Wer sollte sich gegen FSME impfen lassen? |
In Deutschland stehen im Prinzip zwei Impfstoffe gegen FSME in je zwei Dosierungen zur Verfügung. / Foto: Imago Images/Becker&Bredel
Nach den jüngsten Rekordwerten könnte das Risiko für eine FSME-Erkrankung nach Ansicht von Experten auch 2021 deutlich höher sein als in normalen Jahren. «Ich erwarte das zweithöchste FSME-Jahr seit Beginn der Aufzeichnungen im Jahr 2001», sagte Franz Rubel vom Wiener Institut für Öffentliches Veterinärwesen am Mittwoch.
Unter anderem werde es im laufenden Jahr in Deutschland überdurchschnittlich viele Zecken geben, durch deren Stiche die Erreger für Borreliose und die Frühsommer-Meningoenzephalitis (FSME) übertragen werden können. Das geht aus einer Prognose Rubels und anderer Wissenschaftler der Vetmeduni Wien hervor, die auf Grundlage eines mathematischen Modells die Zeckendichte voraussagt. Die Forschenden rechnen mit bundesweit 540 FSME-Fällen im laufenden Jahr. Diese Prognose beinhaltet aber noch nicht den Einfluss der Pandemie auf das Freizeitverhalten der Menschen. «Wir brauchen da noch etwa 10 Prozent Corona-Aufschlag», sagte Rubel.

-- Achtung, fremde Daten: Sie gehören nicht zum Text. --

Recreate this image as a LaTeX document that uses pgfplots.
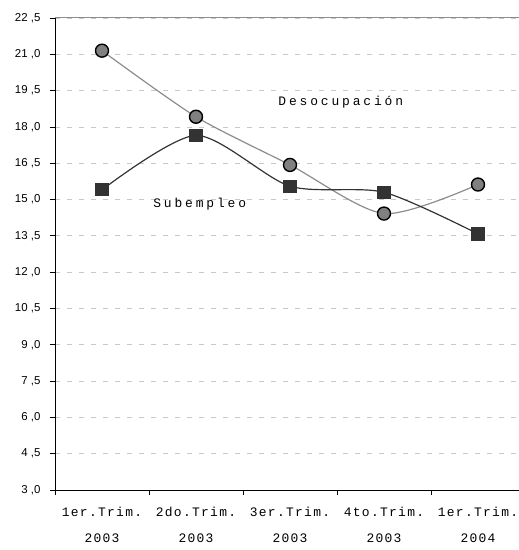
\documentclass[border=0pt]{standalone}
\usepackage{fontspec}
\setmainfont{Liberation Sans}
\newfontfamily\monofont{Liberation Mono}[LetterSpace=10]
\newfontfamily\monowide{Liberation Mono}[LetterSpace=22]
\usepackage{pgfplots}
\pgfplotsset{compat=1.18}
\definecolor{desoc}{HTML}{8C8C8C}
\definecolor{desocfill}{HTML}{808080}
\definecolor{subem}{HTML}{333333}
\definecolor{gridc}{HTML}{C8C8C8}
\begin{document}
\begin{tikzpicture}
\useasboundingbox (-55bp,-60bp) rectangle (464bp,490bp);
\begin{axis}[
    scale only axis,
    width=470bp, height=472bp,
    xmin=-0.5, xmax=4.5,
    ymin=3, ymax=22.5,
    axis x line*=bottom, axis y line*=left,
    axis line style={black, line width=1pt},
    xtick={-0.5,0.5,1.5,2.5,3.5},
    xticklabels={},
    extra x ticks={0,1,2,3,4},
    extra x tick style={major tick length=0pt, grid=none},
    extra x tick labels={{1er.Trim.\\2003},{2do.Trim.\\2003},{3er.Trim.\\2003},{4to.Trim.\\2003},{1er.Trim.\\2004}},
    x tick label style={font=\monofont\fontsize{13}{26}\selectfont, align=center, yshift=-14bp},
    ytick={3,4.5,...,22.5},
    yticklabels={{3 ,0},{4 ,5},{6 ,0},{7 ,5},{9 ,0},{10 ,5},{12 ,0},{13 ,5},{15 ,0},{16 ,5},{18 ,0},{19 ,5},{21 ,0},{22 ,5}},
    y tick label style={font=\fontsize{11.5}{13}\selectfont, xshift=-6bp},
    tick align=outside,
    major tick length=5bp,
    tick style={black, line width=0.8pt},
    ymajorgrids,
    grid style={gridc, dash pattern=on 5bp off 7bp, line width=0.8pt},
    clip=false,
]
\addplot[desoc, line width=1.2pt, smooth, tension=0.45, mark=*, mark size=6.5bp,
    mark options={fill=desocfill, draw=black, line width=1.4pt}]
    coordinates {(0,21.15) (1,18.42) (2,16.43) (3,14.42) (4,15.62)};
\addplot[subem, line width=1.2pt, smooth, tension=0.45, mark=square*, mark size=6bp,
    mark options={fill=subem, draw=subem}]
    coordinates {(0,15.4) (1,17.65) (2,15.55) (3,15.3) (4,13.58)};
\draw[desoc, line width=1pt] (rel axis cs:0,1) -- (rel axis cs:1,1);
\node[font=\monowide\fontsize{13}{15}\selectfont] at (axis cs:2.54,19.03) {Desocupación};
\node[font=\monowide\fontsize{13}{15}\selectfont] at (axis cs:1.04,14.81) {Subempleo};
\end{axis}
\end{tikzpicture}
\end{document}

Nach 704 FSME-Erkrankungen im vergangenen Jahr, dem höchsten Wert seit Beginn der Meldepflicht vor 20 Jahren, erwartet Rubel daher insgesamt rund 600 Fälle im Jahr 2021. Gegen FSME gibt es eine Impfung, nicht jedoch gegen die ebenfalls von Zecken übertragene und in ganz Deutschland verbreitete Borreliose.
Die meisten FSME-Infizierten bleiben zwar beschwerdefrei. Aber in schweren Fällen kann diese Viruserkrankung zu einer Gehirnentzündung führen und das Rückenmark schädigen. Das Ansteckungsrisiko in Risikogebieten ist von Region zu Region unterschiedlich. Insgesamt, so Experten, liegt die Wahrscheinlichkeit einer FSME-Infektion nach einem Zeckenstich in einem Risikogebiet bei 1:50 bis 1:100. Experten warnen zudem davor, dass bestimmte Zeckenarten als Folge der klimatischen Veränderungen nun auch bereits früher nach Wirten suchen, die sie stechen können. Damit steige das Risiko für Menschen, früher im Jahr an Erregern zu erkranken, die durch Zecken übertragen würden.
FSME ist von wenigen Landkreisen abgesehen vor allem in Süddeutschland bis hinein nach Hessen, Thüringen und Sachsen verbreitet. Insgesamt sind derzeit 169 Kreise als FSME-Risikogebiete definiert. Für dessen Bewohner erfolgt die FSME-Impfung zulasten der Gesetzlichen Krankenversicherung. Aber auch allen Menschen, die in ein ausgewiesenes FSME-Risikogebiet reisen wollen und sich dort in der Natur aufhalten, egal ob In- oder Ausland, wird die Impfung empfohlen.
Zur Grundimmunisierung sind drei Impfdosen nötig. Nach der ersten Spritze folgen zwei Booster, einmal nach zwei Wochen bis drei Monaten und dann noch einmal fünf bis zwölf Monate nach der zweiten. Danach sollte die Impfung alle drei Jahre aufgefrischt werden. Laut Robert-Koch-Institut (RKI) besteht nach den drei Impfdosen bei 99 Prozent der Geimpften ein vollständiger Schutz. Nach zwei Impfungen sei der Wert zwar schon bei 98 Prozent – dieser Schutz hält ohne dritte Impfung allerdings nur etwa ein Jahr an.
Das Paul-Ehrlich-Institut listet derzeit 27 Präparate, zwei Originale und deren Reimporte. Encepur von Bavarian Nordic (ehemals GSK) und FSME-Immun von Pfizer sind Adsorbat-Impfstoffe, die es jeweils in zwei verschiedenen Dosierungen gibt: Einmal für Jugendliche und Erwachsene sowie mit der halben Dosierung für Kinder ab einem Alter von einem Jahr. Dabei unterscheidet sich die Alterszulassung: Das höher dosierte Encepur ist für Kinder ab zwölf Jahren zugelassen, FSME-Immun für Erwachsene erst ab 16 Jahren. Jüngere Impflinge erhalten die »Junior«-Version.
Nützt es etwas, sich nach einem Zeckenstich noch zu impfen? Mit größter Wahrscheinlichkeit nicht, so das RKI. Was unter anderem daran liegt, dass sich schützende Antikörper erst 7 bis 14 Tage nach der Impfung bilden.